Given information:

• • • •

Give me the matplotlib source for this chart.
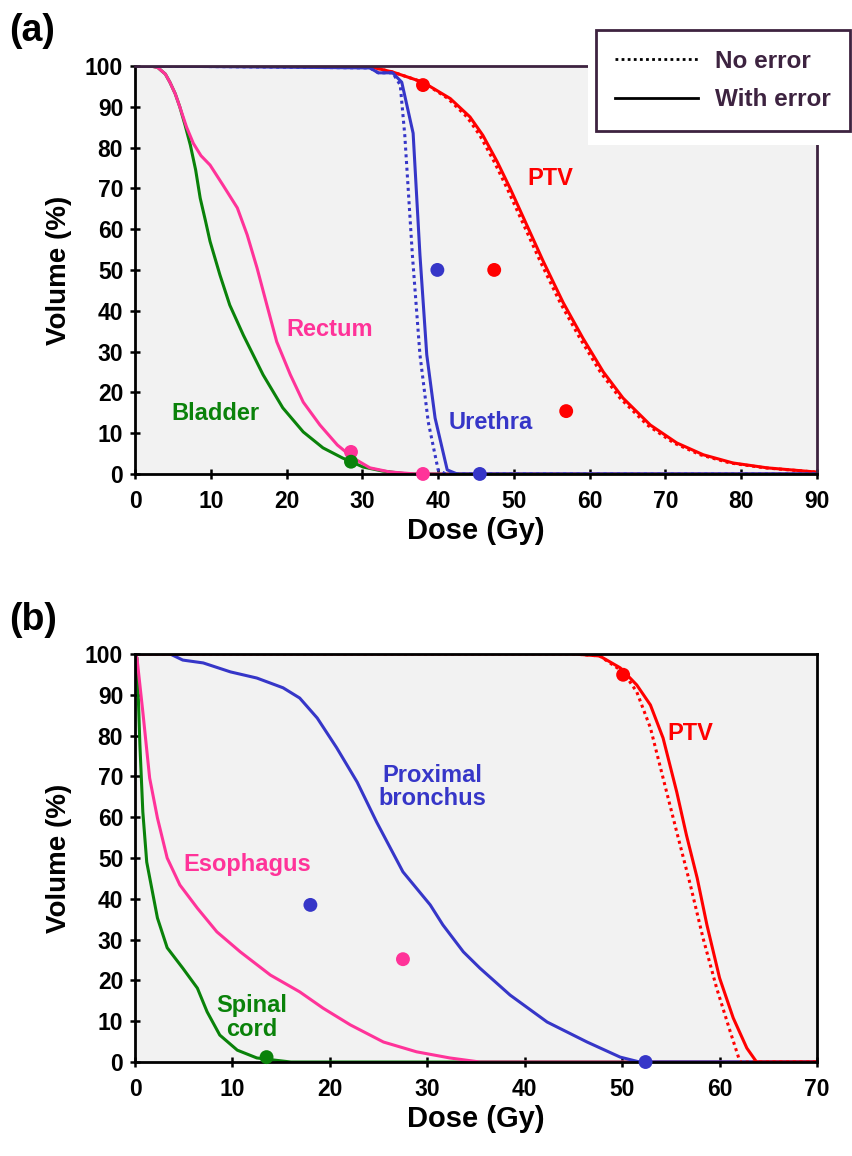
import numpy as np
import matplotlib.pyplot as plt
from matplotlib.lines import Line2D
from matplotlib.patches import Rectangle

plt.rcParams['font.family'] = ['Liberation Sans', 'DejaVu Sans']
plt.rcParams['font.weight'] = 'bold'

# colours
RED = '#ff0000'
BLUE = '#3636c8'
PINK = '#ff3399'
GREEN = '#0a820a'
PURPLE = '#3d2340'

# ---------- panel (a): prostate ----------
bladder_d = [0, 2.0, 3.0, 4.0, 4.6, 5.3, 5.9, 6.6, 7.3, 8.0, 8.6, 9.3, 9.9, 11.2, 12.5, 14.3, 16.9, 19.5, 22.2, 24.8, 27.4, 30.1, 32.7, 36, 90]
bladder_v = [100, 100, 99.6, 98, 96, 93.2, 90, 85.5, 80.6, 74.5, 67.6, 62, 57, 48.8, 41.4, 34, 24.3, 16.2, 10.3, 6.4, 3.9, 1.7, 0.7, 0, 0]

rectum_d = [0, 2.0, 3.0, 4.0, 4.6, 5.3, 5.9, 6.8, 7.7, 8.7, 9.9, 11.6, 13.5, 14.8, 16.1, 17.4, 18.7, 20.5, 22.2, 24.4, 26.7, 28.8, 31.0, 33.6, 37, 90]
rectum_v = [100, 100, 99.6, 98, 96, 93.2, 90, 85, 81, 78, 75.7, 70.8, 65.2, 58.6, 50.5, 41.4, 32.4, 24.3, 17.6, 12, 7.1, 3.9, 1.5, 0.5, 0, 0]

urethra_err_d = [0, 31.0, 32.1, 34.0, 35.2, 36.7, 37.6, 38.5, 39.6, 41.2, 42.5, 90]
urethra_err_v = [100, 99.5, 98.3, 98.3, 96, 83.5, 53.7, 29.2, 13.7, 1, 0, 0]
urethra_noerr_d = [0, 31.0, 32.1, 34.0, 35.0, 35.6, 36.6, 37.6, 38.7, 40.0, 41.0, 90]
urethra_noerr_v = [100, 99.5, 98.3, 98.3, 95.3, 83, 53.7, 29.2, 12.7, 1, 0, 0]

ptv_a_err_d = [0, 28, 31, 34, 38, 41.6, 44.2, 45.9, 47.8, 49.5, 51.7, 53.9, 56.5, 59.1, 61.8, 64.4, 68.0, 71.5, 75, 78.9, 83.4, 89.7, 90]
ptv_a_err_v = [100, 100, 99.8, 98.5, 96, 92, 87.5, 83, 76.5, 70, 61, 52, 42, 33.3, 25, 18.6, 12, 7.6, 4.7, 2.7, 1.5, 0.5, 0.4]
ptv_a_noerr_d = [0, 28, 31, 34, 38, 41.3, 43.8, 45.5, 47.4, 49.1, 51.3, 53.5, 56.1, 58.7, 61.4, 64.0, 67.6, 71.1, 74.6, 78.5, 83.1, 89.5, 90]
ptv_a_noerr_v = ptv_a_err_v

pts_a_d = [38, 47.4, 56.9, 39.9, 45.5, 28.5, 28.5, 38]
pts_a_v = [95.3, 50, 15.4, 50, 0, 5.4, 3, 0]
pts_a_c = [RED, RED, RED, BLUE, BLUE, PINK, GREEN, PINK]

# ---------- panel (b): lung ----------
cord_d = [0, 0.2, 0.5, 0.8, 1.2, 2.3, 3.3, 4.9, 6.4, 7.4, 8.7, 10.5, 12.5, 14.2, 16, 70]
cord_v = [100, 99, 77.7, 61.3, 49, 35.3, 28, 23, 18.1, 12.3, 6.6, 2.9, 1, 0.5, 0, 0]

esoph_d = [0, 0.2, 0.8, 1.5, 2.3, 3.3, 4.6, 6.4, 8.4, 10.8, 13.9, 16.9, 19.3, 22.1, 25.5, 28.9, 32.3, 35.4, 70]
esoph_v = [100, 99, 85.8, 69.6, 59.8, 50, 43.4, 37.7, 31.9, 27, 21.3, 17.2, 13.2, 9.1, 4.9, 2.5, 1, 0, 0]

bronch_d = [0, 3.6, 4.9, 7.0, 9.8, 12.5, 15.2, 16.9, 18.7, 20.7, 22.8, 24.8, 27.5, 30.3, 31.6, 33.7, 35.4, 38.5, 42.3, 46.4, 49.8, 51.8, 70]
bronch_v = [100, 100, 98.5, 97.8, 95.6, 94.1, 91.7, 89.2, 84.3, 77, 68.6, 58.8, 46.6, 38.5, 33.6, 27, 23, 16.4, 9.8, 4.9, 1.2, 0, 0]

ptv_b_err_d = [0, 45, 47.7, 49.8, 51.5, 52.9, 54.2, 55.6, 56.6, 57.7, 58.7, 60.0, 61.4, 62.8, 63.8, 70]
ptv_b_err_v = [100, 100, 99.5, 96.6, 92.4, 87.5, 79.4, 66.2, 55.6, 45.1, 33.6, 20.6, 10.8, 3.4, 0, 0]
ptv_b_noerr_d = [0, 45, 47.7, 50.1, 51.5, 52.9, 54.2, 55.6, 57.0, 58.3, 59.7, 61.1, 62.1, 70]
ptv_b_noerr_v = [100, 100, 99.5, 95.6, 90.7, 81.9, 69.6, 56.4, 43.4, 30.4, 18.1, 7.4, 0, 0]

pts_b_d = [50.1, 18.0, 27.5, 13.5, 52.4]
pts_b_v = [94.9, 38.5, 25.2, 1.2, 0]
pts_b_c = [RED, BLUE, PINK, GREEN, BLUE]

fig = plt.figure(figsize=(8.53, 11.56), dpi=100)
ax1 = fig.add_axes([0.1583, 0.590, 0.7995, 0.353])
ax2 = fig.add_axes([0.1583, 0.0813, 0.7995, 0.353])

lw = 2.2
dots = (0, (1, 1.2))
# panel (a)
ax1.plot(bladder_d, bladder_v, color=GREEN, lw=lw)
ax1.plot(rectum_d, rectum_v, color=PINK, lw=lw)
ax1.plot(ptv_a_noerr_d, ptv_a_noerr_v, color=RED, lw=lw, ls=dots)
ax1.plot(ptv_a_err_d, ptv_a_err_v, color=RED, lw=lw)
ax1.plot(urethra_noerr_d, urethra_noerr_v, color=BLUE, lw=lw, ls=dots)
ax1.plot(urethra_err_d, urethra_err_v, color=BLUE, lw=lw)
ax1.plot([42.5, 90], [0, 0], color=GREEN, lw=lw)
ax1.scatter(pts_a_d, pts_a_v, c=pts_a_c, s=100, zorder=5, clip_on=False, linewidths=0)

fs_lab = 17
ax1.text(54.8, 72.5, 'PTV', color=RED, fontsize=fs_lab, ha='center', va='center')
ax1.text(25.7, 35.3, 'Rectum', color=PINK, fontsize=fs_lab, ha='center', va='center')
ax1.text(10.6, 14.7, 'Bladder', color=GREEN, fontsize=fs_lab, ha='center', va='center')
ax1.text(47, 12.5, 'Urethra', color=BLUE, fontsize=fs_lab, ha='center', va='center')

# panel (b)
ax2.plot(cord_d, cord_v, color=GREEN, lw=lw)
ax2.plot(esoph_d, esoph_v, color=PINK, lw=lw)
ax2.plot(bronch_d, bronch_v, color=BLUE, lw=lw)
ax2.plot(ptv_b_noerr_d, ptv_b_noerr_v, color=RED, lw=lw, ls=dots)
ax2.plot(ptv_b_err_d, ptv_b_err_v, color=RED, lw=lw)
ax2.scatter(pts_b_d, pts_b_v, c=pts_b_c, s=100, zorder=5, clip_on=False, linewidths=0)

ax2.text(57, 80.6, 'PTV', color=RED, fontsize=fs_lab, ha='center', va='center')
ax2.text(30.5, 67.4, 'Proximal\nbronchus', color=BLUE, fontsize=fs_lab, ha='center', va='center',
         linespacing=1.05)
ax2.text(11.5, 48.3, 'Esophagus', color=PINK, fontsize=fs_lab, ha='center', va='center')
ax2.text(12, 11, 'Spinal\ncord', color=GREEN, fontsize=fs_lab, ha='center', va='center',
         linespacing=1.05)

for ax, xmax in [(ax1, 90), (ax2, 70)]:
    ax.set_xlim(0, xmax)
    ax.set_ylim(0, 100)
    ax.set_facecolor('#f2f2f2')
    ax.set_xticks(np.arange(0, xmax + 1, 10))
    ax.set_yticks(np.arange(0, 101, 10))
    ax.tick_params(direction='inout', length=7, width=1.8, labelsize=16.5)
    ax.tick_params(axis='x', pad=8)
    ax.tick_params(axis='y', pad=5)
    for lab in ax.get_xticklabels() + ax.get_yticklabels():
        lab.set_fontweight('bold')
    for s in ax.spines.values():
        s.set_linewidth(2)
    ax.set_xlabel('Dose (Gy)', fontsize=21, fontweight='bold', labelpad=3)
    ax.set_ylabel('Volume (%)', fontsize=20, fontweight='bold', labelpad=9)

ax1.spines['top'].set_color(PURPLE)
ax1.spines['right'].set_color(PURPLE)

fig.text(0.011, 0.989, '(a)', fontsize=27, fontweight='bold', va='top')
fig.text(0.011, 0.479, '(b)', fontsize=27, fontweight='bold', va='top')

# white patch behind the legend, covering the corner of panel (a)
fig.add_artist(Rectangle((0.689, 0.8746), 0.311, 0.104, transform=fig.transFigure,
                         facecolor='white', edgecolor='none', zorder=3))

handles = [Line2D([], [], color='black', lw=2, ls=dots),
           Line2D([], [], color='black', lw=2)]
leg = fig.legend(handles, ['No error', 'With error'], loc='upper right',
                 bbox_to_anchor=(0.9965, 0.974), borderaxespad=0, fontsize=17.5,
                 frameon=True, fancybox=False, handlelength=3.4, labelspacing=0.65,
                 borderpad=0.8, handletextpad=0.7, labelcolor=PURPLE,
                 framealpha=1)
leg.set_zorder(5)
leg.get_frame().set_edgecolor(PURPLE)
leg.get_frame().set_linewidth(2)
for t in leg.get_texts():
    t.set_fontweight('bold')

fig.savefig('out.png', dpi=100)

• • • •

What you have to do:
Write out exactly the lines between the start of the data and the line with "plt.rcParams['font.weight'] = 'bold'", including both, but none of the pictures.

Answer:
Give me the matplotlib source for this chart.
import numpy as np
import matplotlib.pyplot as plt
from matplotlib.lines import Line2D
from matplotlib.patches import Rectangle

plt.rcParams['font.family'] = ['Liberation Sans', 'DejaVu Sans']
plt.rcParams['font.weight'] = 'bold'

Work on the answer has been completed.